Featured Research

Collapsing Star Gives Birth to a Black Hole

Posted: July 28, 2017

Illustration of a failing supernova giving birth to a black hole.

OU Professor Xinyu Dai, in collaborarion with a group of Astronomers, has watched as a massive, dying star was likely reborn as a black hole. It took the combined power of the Large Binocular Telescope (LBT), and NASA's Hubble and Spitzer space telescopes to go looking for remnants of the vanquished star, only to find that it disappeared out of sight. It went out with a whimper instead of a bang. The star, which was 25 times as massive as our sun, should have exploded in a very bright supernova. Instead, it fizzled out—and then left behind a black hole. As many as 30 percent of such stars, it seems, may quietly collapse into black holes — no supernova required. The work was recently published in the Monthly Notices of the Royal Astronomical Society.

Among the galaxies they've been watching is NGC 6946, a spiral galaxy 22 million light-years away that is nicknamed the "Fireworks Galaxy" because supernovae frequently happen there — indeed, SN 2017eaw, discovered on May 14th, is shining near maximum brightness now. Starting in 2009, one particular star, named N6946-BH1, began to brighten weakly. By 2015, it appeared to have winked out of existence. After the LBT survey for failed supernovas turned up the star, astronomers aimed the Hubble and Spitzer space telescopes to see if it was still there but merely dimmed. They also used Spitzer to search for any infrared radiation emanating from the spot. That would have been a sign that the star was still present, but perhaps just hidden behind a dust cloud.
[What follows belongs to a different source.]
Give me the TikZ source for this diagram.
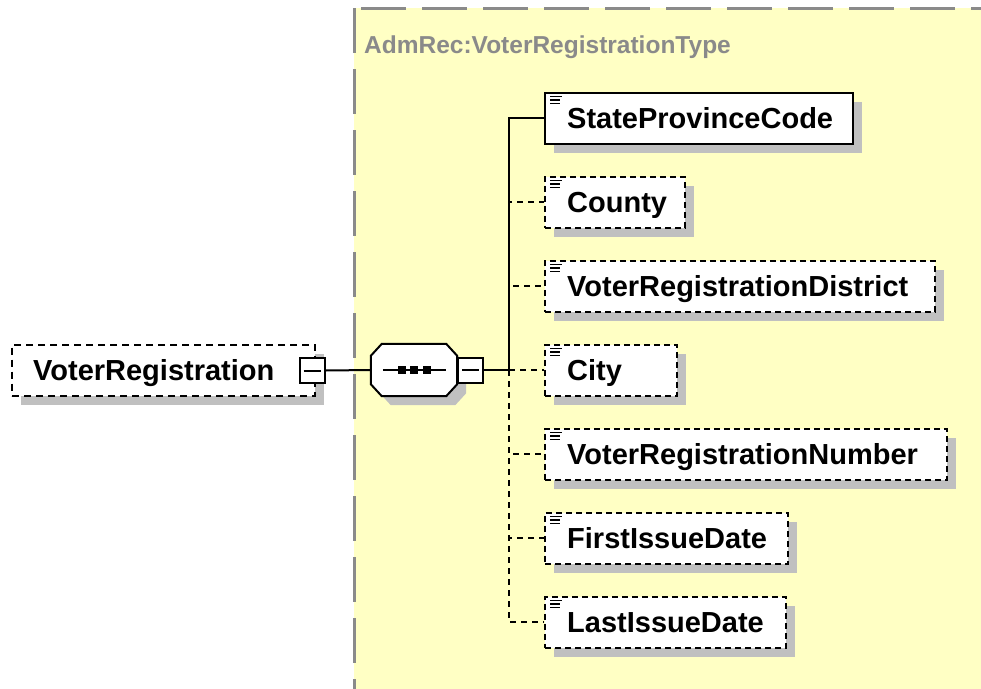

All the tests came up negative. The star was no longer there. By a careful process of elimination, the researchers eventually concluded that the star must have become a black hole. It's too early in the project to know for sure how often stars experience massive fails, but Scott Adams, a former Ohio State student who recently earned his Ph.D. doing this work, was able to make a preliminary estimate.